Née à Malaga, Lorenza Correa baigne dès son enfance dans le milieu théâtral : ses parents José Correa et Petronila Morales sont acteurs à Madrid. Sa sœur Laureana est également cantatrice de renom. C'est donc probablement en Espagne qu'elle grandit, même si son père semble d'origine portugaise.
Il semble qu'elle paraisse sur les planches dès 1786 à Barcelone, encore enfant, puis l'années suivante à Madrid. Sa prestation est saluée dans El Correo de l'année : elle chante dès lors en concert et surtout dans d'innombrables tonadillas espagnoles, c'est-à-dire de petites pièces musicales plus ou moins élaborées, en interlude à des pièces de théâtre, comme Las pruebas de la virtud en 1788. Plusieurs séries de concerts sont signalés par la suite, mais ce sont les chanteurs de la troupe italienne qui tiennent le haut du pavé, même s'ils les Espagnoles se mêlent parfois à eux en concert ; il faut dire qu'une simple tonadillera devait vaincre certaines préventions pour se hisser dans un répertoire plus prestigieux. Il est ainsi possible qu'elle ait participé au Ritorno di Tobia de Haydn en 1788. Elle paraît également à Barcelone. Lorenza est engagée au teatro de la Cruz en 1792 et donne par exemple La fingida enferma por amor de Melchor Ronzi (1797) ou encore Los Contrabandistas et La Clementina de Boccherini (1799). Elle est Susanna dans Le Nozze di Figaro pour la première locale de l'opéra en 1802. On l'entend en 1804 dans Atalia, musiques de Garcia sur la pièce de Racine, où elle interprète un rondo. La même année, Lorenza doit rejoindre le teatro de los caños del Peral, où s'illustrent le directeur et fameux ténor Manuel Garcia ainsi que sa petite sœur Laureana : on lui a en effet proposé un salaire plus conséquent. Mais le théâtre de la Cruz proteste, et Lorenza finit par prendre le large avec son époux M. Garcia Parra (à ne pas confondre avec le ténor), avec lequel elle s'était mariée une dizaine d'années plus tôt.
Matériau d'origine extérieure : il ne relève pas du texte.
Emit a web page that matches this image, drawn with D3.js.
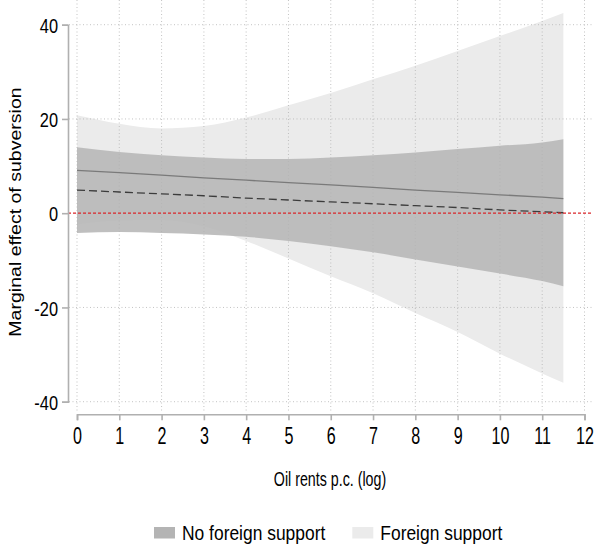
<!DOCTYPE html>
<html><head><meta charset="utf-8">
<script src="https://cdn.jsdelivr.net/npm/d3@7/dist/d3.min.js"></script>
<style>body{margin:0;background:#fff}svg{display:block}text{font-family:"Liberation Sans",Arial,sans-serif;fill:#000}</style>
</head><body>
<svg id="c" width="595" height="550"></svg>
<script>
// Data
const xs        = [0,1,2,3,4,5,6,7,8,9,10,11,11.5];
const fsEst     = [9.1,8.6,8.1,7.5,7.0,6.5,6.0,5.5,4.9,4.4,3.9,3.4,3.1];
const fsUpper   = [20.8,19.0,18.0,18.5,20.3,22.9,25.5,28.4,31.3,34.4,37.6,40.8,42.5];
const fsLower   = [-2.4,-1.6,-1.5,-2.8,-5.9,-9.6,-13.4,-17.0,-21.2,-25.2,-29.8,-34.0,-36.0];
const nfsEst    = [4.9,4.5,4.1,3.7,3.2,2.8,2.4,2.0,1.6,1.2,0.7,0.3,0.1];
const nfsUpper  = [14.0,13.0,12.3,11.8,11.5,11.5,11.8,12.3,12.9,13.6,14.3,15.0,15.7];
const nfsLower  = [-4.2,-4.0,-4.2,-4.5,-5.0,-5.9,-7.0,-8.3,-9.8,-11.3,-12.8,-14.4,-15.5];
const xTicks    = [0,1,2,3,4,5,6,7,8,9,10,11,12];
const yTicks    = [-40,-20,0,20,40];
const legendLabels = ["No foreign support","Foreign support"];
const xTitle = "Oil rents p.c. (log)";
const yTitle = "Marginal effect of subversion";

const svg = d3.select("#c");
const x = d3.scaleLinear().domain([0,12]).range([77,584.5]);
const y = d3.scaleLinear().domain([-40,40]).range([401.7,24.7]);

const rows = xs.map((v,i)=>({x:v,fe:fsEst[i],fu:fsUpper[i],fl:fsLower[i],ne:nfsEst[i],nu:nfsUpper[i],nl:nfsLower[i]}));
const curve = d3.curveMonotoneX;

// bands
svg.append("path").datum(rows)
  .attr("d", d3.area().curve(curve).x(d=>x(d.x)).y0(d=>y(d.fl)).y1(d=>y(d.fu)))
  .attr("fill","#ebebeb");
svg.append("path").datum(rows)
  .attr("d", d3.area().curve(curve).x(d=>x(d.x)).y0(d=>y(d.nl)).y1(d=>y(d.nu)))
  .attr("fill","#b8b8b8").attr("fill-opacity",0.9);

// grid
const grid = svg.append("g").attr("stroke","#b4b4b4").attr("stroke-width",1).attr("stroke-dasharray","1,2.5").attr("stroke-opacity",0.8);
grid.selectAll("line.v").data(xTicks).join("line").attr("class","v")
  .attr("x1",d=>x(d)).attr("x2",d=>x(d)).attr("y1",0).attr("y2",412);
grid.selectAll("line.h").data(yTicks.filter(d=>d!==0)).join("line").attr("class","h")
  .attr("x1",69).attr("x2",593).attr("y1",d=>y(d)).attr("y2",d=>y(d));

// lines
svg.append("path").datum(rows)
  .attr("d", d3.line().x(d=>x(d.x)).y(d=>y(d.fe)))
  .attr("fill","none").attr("stroke","#7a7a7a").attr("stroke-width",1.3);
svg.append("path").datum(rows)
  .attr("d", d3.line().x(d=>x(d.x)).y(d=>y(d.ne)))
  .attr("fill","none").attr("stroke","#3c3c3c").attr("stroke-width",1.3).attr("stroke-dasharray","8,4");

// zero reference
svg.append("line").attr("x1",68).attr("x2",593).attr("y1",y(0)).attr("y2",y(0))
  .attr("stroke","#d9262a").attr("stroke-width",1.2).attr("stroke-dasharray","3,2");

// axes
const fmt = d => String(d);
const yAxis = d3.axisLeft(y).tickValues(yTicks).tickSize(6).tickPadding(4).tickFormat(fmt);
const gy = svg.append("g").attr("transform","translate(68,0)").call(yAxis);
gy.select(".domain").attr("stroke","#b0b0b0").attr("stroke-width",1.6);
gy.selectAll(".tick line").attr("stroke","#b0b0b0").attr("stroke-width",1.6);
gy.selectAll(".tick text").attr("font-size",21).attr("x",0).attr("dy","0.36em")
  .attr("text-anchor","end").attr("font-family","'Liberation Sans',Arial,sans-serif")
  .attr("transform","translate(-10,0) scale(0.78,1)");

const xAxis = d3.axisBottom(x).tickValues(xTicks).tickSize(6).tickPadding(4).tickFormat(fmt);
const gx = svg.append("g").attr("transform","translate(0,414.3)").call(xAxis);
gx.select(".domain").attr("stroke","#b0b0b0").attr("stroke-width",1.6);
gx.selectAll(".tick line").attr("stroke","#b0b0b0").attr("stroke-width",1.6);
gx.selectAll(".tick text").attr("font-size",23).attr("y",0).attr("dy",0)
  .attr("font-family","'Liberation Sans',Arial,sans-serif")
  .attr("transform","translate(0,30) scale(0.7,1)");

// titles
svg.append("text").attr("transform","translate(330,486) scale(0.73,1)")
  .attr("text-anchor","middle").attr("font-size",19.5).text(xTitle);
svg.append("text").attr("transform","translate(21,212) rotate(-90) scale(1.15,1)")
  .attr("text-anchor","middle").attr("font-size",17).text(yTitle);

// legend
const legX = [154,352.3];
const legFill = ["#b4b4b4","#ebebeb"];
const lg = svg.append("g");
legendLabels.forEach((t,i)=>{
  lg.append("rect").attr("x",legX[i]).attr("y",527).attr("width",21).attr("height",11.5).attr("fill",legFill[i]);
  lg.append("text").attr("transform",`translate(${legX[i]+28},540) scale(0.85,1)`)
    .attr("font-size",20.5).text(t);
});
</script>
</body></html>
La soprano entame alors une carrière brillante de prima donna seria (sans complètement délaisser les pages sentimentales plus légères). Elle paraît en France en concert (l'Allegemeine musikalische Zeitung en fait un commentaire enthousiaste, notamment d'une scène de Righini) et gagne l'Italie pour se produire dès la fin de l'année à Turin, dans l'Armida de Haydn et Sofonisba de Federici. L'année suivante, elle participe à une pièce de circonstance de Paisiello, avec le castrat Vellutti. Après un passage à Livourne, c'est sur la scène du San Carlo qu'elle brille, dans des pièces de Nasolini, Zingarelli, Cimarosa, De Santis, Andreozzi, Farinelli etc... Elle partage la scène avec le ténor Crivelli et le castrat Velluti, notamment, jusqu'à Aristodemo de Pavesi en 1807. Elle passe alors à Venise pour deux saisons, toujours interprète privilégiée de l'opéra séria, avant de retrouver Turin en 1809-1810, avec Nozzari et la contralto Malanotte.
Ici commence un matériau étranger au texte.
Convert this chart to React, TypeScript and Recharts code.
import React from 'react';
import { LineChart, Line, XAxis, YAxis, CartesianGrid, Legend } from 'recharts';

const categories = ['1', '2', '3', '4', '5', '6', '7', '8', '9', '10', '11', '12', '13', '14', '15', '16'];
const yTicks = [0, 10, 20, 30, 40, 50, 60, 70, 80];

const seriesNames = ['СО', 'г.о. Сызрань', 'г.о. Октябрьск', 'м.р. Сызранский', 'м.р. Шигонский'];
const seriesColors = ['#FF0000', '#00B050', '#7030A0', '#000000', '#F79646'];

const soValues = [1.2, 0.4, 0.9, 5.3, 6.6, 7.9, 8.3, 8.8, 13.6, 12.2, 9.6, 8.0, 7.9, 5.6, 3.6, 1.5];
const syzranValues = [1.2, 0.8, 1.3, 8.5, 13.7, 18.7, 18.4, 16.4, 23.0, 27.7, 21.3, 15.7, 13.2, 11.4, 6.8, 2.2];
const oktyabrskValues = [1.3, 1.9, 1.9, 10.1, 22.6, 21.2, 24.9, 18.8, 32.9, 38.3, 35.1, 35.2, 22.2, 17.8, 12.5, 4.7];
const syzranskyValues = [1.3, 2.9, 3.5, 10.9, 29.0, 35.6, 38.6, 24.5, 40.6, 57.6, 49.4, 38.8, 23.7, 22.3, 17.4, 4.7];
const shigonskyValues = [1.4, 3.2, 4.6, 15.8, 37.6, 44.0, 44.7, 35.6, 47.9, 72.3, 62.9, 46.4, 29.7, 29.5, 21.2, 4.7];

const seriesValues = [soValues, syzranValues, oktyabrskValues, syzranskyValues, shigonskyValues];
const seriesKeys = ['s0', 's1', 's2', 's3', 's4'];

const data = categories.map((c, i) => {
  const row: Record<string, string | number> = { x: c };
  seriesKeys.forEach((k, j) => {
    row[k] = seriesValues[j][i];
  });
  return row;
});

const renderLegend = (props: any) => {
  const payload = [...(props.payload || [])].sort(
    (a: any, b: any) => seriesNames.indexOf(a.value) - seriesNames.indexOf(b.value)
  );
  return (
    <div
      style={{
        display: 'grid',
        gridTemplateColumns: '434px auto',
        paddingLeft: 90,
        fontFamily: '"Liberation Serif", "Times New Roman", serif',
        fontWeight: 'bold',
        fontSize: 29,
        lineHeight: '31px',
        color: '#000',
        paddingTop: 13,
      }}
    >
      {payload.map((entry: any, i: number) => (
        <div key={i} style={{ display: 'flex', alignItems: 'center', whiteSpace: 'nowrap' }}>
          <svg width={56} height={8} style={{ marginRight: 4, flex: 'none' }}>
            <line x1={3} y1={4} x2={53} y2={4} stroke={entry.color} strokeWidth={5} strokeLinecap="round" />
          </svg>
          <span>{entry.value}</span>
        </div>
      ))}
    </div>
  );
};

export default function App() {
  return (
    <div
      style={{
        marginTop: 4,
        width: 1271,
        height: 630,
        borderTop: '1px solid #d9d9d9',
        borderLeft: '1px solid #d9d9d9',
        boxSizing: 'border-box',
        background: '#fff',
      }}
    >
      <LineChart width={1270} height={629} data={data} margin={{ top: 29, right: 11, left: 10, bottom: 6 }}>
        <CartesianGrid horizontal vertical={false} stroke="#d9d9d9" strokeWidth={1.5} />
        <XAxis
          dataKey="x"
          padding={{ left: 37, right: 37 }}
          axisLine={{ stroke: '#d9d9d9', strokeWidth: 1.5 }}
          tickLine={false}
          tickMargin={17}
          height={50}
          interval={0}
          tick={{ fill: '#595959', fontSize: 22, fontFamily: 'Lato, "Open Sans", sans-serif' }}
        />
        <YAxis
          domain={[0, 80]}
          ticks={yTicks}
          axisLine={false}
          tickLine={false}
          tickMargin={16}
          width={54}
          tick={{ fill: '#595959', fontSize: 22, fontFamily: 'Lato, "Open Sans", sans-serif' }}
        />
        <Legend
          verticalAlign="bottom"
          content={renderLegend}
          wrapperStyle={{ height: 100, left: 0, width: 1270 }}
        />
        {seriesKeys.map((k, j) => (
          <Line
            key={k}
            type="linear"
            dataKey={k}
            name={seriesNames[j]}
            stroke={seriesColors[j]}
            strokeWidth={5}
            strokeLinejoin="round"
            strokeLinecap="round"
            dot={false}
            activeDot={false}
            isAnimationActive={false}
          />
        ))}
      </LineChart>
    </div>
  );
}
En 1810, Correa retrouve Garcia à Paris, au théâtre des Italiens, où elle débute dans La Vedova cappricciosa de Guglielmi, mais ne remporte pas le succès escompté.
La soprano paraît ensuite à Milan, cette fois-ci dans des comédies comme I Pretendenti delusi de G. Mosca, mais aussi des pièces sérieuses dont Aureliano in Palmira du jeune Rossini, en 1813, et des opéras de Mayr, etc. Elle reprend aussi la Zerline de Mozart ou la Rosine de Paisiello. On l'entend encore à Turin, Milan, comme dans La Chiarina de G. Farinelli, en 1816. En 1818-19, la soprano rentre à Madrid pour y répandre la ferveur rossinienne.
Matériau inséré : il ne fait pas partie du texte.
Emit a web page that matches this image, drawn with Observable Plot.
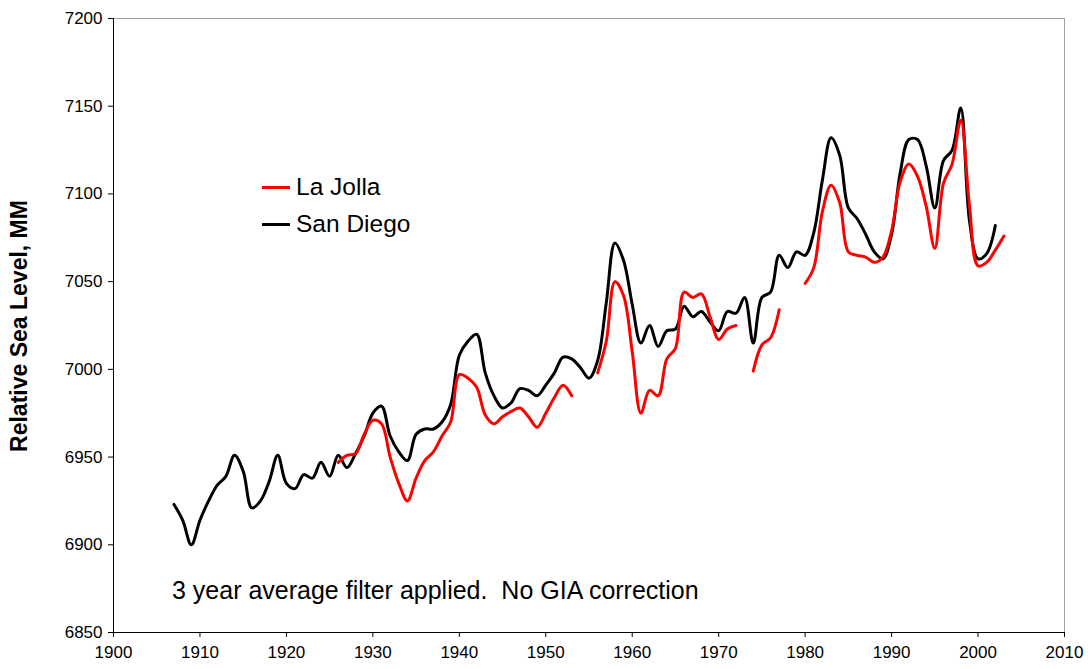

En 1831, Lorenza Correa reçoit une pension de la couronne d'Espagne. Elle avait pourtant tout fait pour éviter de se rendre à Madrid, où elle était convoquée en 1815, avec le retour à la monarchie et à une administration des spectacles très stricte et contraignante envers les artistes. Elle retourne sans doute en Espagne au cours des années 1820, cependant.
Dans sa Vie de Rossini, Stendhal la décrit avec enthousiasme comme « une des plus belles voix de femme qui aient paru depuis quarante ans ». Dans ses Voyages en Italie, il la juge « égale, si ce n'est supérieure à la Catalani ». Sa renommée était déjà suffisamment importante en Espagne pour que Goya en laisse un beau portrait, peint vers 1800 et conservé au Louvre. Elle est l'une des meilleures cantatrices du tournant du siècle, brillante virtuose assurément. La partition du Merope de Nasolini qu'elle interprète à Naples en 1806 est hérissée d'ornements suraigus, dans le goût de la fin du XVIIIe siècle.